• [SUPPLIED INFORMATION]:

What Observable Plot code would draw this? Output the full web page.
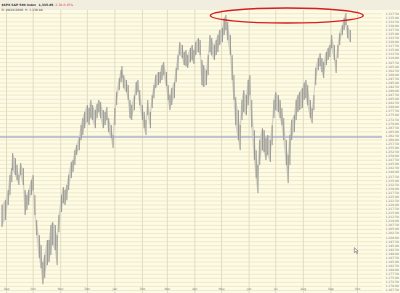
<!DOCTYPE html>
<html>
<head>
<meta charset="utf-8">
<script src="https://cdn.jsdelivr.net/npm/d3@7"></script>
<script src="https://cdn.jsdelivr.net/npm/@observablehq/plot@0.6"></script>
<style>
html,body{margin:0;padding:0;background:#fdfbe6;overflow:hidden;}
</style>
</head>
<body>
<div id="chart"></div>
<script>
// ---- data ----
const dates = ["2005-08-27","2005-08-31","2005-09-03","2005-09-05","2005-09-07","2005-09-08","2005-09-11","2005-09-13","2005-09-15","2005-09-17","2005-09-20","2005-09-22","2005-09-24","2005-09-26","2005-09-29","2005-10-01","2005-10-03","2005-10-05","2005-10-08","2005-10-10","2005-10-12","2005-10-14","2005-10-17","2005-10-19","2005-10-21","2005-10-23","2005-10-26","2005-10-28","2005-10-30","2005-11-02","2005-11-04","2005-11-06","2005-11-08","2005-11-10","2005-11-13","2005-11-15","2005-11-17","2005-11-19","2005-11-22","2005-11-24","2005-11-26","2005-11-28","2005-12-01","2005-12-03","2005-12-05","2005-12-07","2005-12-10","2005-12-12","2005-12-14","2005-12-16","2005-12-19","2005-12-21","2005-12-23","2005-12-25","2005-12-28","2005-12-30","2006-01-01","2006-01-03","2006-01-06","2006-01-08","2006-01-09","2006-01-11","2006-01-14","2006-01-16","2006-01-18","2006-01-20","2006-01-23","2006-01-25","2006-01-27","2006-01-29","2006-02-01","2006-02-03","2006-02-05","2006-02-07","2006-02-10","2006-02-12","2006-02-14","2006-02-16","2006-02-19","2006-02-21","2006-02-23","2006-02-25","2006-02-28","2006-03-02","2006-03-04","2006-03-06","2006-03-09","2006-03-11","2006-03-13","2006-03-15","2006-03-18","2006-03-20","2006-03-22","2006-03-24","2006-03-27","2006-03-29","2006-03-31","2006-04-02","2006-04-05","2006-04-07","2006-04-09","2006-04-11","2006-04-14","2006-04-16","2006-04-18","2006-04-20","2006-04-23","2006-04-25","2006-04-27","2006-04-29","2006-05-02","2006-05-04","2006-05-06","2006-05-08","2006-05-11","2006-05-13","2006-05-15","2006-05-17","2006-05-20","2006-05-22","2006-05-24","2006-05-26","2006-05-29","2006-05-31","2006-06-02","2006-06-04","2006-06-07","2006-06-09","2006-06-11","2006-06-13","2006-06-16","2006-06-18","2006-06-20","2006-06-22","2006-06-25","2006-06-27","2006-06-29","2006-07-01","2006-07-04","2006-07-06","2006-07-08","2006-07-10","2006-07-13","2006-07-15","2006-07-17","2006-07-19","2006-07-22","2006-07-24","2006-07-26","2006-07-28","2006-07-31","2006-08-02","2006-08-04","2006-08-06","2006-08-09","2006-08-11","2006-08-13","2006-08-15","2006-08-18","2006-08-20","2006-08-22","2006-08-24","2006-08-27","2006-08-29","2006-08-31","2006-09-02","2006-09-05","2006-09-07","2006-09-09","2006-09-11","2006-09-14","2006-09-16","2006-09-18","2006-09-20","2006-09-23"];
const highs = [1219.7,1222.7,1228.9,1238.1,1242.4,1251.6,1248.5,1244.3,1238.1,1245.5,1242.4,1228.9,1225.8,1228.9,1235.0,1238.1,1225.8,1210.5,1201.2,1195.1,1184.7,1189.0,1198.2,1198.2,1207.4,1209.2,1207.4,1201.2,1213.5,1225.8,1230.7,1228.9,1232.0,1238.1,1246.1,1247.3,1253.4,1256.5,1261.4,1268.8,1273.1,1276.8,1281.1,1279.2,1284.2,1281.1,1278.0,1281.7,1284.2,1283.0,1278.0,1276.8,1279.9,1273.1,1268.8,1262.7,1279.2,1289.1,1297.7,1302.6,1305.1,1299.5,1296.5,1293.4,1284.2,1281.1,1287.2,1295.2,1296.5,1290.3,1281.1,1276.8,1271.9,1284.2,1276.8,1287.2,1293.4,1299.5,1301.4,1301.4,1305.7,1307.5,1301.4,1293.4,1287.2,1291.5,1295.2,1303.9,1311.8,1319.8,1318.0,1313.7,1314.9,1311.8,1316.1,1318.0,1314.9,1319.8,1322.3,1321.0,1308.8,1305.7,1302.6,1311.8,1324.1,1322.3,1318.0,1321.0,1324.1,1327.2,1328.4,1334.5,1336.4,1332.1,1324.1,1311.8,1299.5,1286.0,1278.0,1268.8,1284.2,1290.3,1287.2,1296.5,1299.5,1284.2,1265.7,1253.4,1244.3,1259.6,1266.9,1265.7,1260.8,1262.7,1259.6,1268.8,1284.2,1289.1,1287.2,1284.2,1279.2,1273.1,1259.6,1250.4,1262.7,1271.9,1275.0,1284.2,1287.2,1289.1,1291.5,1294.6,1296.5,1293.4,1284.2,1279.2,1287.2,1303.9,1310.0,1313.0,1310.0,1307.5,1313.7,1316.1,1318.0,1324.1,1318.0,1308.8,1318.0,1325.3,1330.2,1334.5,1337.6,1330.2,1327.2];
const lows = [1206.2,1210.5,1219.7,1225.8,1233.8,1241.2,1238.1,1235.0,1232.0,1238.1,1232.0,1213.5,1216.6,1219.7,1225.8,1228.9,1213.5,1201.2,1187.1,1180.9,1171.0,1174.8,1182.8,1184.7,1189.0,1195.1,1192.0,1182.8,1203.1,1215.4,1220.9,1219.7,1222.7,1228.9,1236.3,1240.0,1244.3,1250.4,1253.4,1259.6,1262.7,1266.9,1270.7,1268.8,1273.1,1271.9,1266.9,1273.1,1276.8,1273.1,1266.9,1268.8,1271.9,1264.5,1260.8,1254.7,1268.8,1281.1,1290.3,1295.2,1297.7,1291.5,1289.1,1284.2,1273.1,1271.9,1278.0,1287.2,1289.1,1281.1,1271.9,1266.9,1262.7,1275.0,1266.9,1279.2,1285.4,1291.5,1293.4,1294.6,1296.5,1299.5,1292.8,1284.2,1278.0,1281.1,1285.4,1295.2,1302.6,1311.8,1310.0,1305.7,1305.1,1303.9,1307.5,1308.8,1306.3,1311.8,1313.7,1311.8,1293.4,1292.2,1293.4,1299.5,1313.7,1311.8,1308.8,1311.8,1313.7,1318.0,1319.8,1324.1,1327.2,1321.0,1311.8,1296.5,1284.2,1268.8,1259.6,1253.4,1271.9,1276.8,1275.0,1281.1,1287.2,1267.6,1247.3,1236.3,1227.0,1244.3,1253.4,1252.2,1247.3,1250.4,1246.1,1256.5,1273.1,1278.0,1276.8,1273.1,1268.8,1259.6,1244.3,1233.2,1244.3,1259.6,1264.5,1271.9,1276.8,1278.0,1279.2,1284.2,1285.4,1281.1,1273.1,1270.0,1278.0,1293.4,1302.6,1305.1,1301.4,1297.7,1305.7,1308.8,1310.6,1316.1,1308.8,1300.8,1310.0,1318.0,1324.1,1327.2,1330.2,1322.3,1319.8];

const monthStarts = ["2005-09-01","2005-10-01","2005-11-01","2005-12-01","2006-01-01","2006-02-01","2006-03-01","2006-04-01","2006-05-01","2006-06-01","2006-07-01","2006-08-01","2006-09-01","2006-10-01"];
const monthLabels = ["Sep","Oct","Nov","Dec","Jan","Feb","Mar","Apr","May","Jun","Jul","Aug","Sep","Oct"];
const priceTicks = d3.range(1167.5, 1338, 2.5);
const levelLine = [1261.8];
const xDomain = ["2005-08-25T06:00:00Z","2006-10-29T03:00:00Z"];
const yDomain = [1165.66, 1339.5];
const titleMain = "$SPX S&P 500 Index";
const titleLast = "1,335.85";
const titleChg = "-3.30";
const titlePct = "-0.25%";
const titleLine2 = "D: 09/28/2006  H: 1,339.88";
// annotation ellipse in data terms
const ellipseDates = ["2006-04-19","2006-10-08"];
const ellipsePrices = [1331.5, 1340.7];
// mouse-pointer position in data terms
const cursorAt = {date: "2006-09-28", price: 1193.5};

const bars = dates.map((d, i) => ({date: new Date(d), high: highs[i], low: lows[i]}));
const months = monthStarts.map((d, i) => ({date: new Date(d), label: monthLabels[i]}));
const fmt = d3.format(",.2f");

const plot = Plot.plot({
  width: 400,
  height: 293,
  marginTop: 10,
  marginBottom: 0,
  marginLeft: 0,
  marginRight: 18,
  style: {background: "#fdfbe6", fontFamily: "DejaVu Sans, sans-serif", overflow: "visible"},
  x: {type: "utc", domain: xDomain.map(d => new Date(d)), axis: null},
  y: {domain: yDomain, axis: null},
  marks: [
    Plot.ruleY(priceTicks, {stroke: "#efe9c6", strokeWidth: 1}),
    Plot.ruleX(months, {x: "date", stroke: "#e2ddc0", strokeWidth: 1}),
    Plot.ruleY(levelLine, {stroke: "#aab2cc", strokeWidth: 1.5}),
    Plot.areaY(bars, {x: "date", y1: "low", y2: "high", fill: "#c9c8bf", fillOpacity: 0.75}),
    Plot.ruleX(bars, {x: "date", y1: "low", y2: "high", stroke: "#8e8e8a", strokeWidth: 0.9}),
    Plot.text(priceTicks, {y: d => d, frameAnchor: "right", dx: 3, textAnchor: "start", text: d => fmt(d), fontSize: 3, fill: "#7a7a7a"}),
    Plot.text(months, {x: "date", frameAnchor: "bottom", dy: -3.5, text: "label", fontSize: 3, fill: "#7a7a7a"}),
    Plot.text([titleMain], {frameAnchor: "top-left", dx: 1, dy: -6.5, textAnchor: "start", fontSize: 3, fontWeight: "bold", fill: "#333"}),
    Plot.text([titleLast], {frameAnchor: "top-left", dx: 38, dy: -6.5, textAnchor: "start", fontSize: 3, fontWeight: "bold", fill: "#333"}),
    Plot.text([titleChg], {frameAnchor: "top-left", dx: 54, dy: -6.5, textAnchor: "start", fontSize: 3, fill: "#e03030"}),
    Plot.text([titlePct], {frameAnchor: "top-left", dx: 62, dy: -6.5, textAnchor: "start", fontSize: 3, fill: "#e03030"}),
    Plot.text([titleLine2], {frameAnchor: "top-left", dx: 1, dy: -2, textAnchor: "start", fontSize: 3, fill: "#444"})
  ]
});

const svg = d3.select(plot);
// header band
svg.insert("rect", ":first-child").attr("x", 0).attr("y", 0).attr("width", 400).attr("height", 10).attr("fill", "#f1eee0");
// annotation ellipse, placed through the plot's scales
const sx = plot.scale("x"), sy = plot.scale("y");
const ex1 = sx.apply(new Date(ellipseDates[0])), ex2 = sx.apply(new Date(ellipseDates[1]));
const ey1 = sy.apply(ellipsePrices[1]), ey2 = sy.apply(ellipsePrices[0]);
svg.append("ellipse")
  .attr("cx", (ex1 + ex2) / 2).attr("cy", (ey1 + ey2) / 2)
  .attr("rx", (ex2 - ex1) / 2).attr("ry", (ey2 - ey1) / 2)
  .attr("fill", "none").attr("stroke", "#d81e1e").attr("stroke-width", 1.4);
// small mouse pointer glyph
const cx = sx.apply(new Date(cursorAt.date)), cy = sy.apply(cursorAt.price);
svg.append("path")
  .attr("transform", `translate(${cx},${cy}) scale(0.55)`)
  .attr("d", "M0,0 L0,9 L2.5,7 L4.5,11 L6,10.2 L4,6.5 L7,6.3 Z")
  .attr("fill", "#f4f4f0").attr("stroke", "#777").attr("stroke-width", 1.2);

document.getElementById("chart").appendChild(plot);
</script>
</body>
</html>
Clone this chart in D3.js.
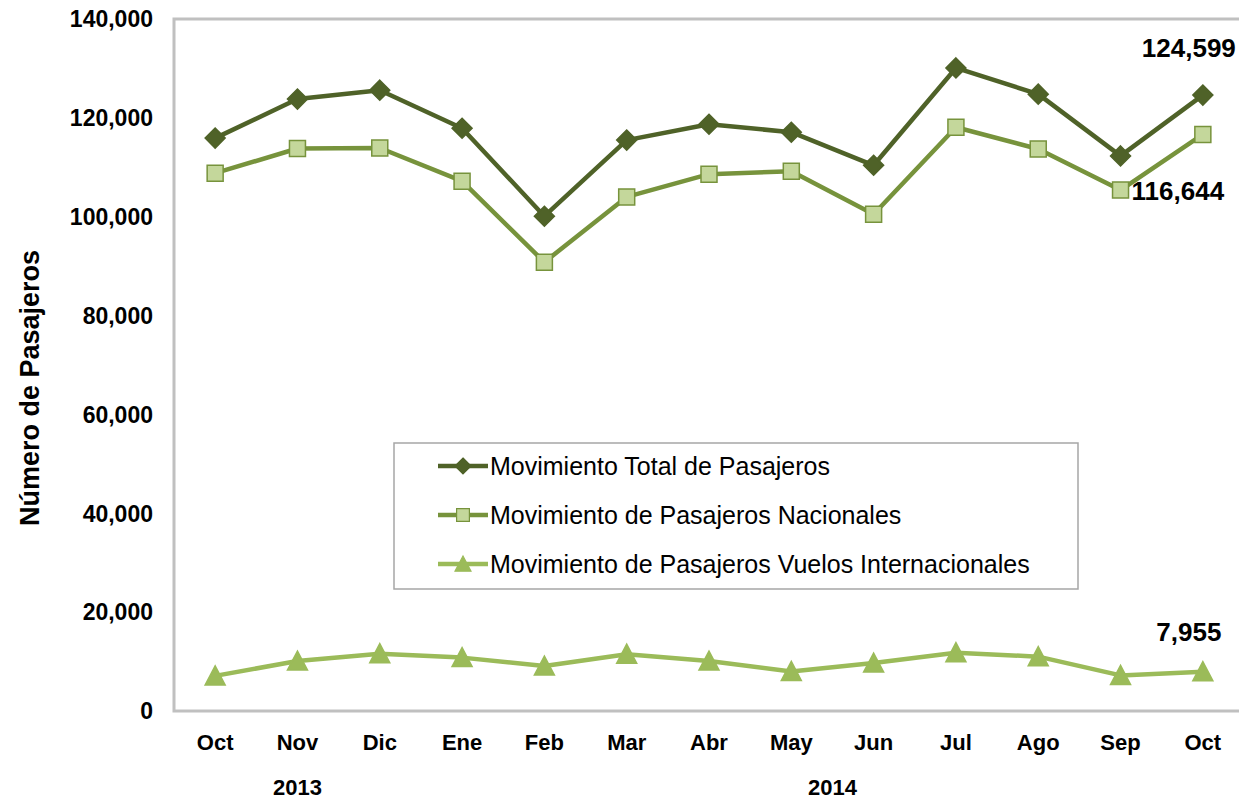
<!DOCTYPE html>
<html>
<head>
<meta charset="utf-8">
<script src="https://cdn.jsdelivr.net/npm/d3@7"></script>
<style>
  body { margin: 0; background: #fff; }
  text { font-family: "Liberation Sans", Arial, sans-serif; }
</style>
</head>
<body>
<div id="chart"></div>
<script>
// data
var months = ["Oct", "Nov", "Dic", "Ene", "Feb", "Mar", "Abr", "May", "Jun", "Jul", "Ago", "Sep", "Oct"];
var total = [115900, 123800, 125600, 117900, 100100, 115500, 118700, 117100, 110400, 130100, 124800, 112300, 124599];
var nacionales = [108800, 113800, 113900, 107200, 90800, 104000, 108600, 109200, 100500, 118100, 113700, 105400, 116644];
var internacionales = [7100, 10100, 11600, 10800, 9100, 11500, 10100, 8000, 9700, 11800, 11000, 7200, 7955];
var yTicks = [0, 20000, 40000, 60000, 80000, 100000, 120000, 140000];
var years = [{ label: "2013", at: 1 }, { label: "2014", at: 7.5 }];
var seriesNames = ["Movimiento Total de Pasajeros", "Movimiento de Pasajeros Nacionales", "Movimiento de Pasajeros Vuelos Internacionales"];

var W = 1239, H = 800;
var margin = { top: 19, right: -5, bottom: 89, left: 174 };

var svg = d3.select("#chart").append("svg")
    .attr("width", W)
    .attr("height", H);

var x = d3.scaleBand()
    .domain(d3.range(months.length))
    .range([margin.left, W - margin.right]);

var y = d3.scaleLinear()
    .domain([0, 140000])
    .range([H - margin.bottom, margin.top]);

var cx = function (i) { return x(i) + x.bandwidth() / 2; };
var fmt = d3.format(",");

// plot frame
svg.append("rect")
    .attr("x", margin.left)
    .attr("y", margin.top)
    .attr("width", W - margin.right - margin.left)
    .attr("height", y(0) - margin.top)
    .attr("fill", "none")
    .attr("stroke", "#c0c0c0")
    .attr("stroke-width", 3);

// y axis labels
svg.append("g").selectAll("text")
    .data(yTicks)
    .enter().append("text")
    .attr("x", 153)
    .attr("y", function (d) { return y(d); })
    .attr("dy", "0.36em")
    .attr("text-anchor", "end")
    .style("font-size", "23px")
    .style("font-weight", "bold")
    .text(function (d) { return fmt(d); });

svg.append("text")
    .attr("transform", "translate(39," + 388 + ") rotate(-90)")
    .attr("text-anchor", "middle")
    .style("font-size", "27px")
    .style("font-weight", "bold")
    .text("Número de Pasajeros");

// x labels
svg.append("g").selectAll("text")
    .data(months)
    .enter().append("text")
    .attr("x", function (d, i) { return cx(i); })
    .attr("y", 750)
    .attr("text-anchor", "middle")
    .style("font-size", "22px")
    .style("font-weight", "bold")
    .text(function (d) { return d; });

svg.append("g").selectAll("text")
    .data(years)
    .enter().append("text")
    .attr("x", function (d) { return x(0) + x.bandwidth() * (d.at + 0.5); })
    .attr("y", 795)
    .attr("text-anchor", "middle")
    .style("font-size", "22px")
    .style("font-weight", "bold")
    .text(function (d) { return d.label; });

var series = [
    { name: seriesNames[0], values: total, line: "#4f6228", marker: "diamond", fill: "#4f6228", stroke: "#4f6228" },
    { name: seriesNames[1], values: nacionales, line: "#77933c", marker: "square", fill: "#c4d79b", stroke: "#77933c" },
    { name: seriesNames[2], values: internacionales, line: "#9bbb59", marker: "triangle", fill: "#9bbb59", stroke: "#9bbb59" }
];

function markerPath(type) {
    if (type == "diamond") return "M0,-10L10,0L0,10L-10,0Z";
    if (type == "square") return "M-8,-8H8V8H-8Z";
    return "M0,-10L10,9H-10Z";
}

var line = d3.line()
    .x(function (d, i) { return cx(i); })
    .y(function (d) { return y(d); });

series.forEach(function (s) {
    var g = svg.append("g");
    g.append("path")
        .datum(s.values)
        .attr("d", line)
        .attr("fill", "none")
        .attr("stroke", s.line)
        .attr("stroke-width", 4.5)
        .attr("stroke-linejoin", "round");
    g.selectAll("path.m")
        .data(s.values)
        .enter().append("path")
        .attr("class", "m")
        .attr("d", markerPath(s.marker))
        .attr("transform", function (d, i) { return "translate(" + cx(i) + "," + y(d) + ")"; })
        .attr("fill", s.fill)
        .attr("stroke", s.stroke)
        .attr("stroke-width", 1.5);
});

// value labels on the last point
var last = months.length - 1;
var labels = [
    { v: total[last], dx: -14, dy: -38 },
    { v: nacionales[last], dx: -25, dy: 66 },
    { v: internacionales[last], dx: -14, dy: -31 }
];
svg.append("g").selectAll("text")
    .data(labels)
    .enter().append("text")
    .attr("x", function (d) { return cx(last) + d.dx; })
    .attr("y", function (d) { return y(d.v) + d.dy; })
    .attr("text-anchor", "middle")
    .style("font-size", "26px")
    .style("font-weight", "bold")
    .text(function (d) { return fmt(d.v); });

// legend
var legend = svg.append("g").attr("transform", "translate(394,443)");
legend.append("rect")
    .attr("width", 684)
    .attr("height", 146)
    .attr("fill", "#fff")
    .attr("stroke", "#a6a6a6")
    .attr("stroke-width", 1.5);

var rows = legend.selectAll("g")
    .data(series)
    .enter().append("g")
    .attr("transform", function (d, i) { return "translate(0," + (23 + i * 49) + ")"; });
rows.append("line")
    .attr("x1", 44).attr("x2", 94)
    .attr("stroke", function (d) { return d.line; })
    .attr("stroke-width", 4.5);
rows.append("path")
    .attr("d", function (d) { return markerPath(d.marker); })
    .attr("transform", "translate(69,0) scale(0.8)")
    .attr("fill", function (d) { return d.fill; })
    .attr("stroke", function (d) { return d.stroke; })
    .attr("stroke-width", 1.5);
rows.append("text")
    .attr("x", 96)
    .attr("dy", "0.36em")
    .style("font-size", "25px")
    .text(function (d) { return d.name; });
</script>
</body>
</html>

• [GIVEN INSTRUCTION]:
Report all lines of the material that contain the word "this".

• [EXPECTED ANSWER]:
What Observable Plot code would draw this? Output the full web page.
Clone this chart in D3.js.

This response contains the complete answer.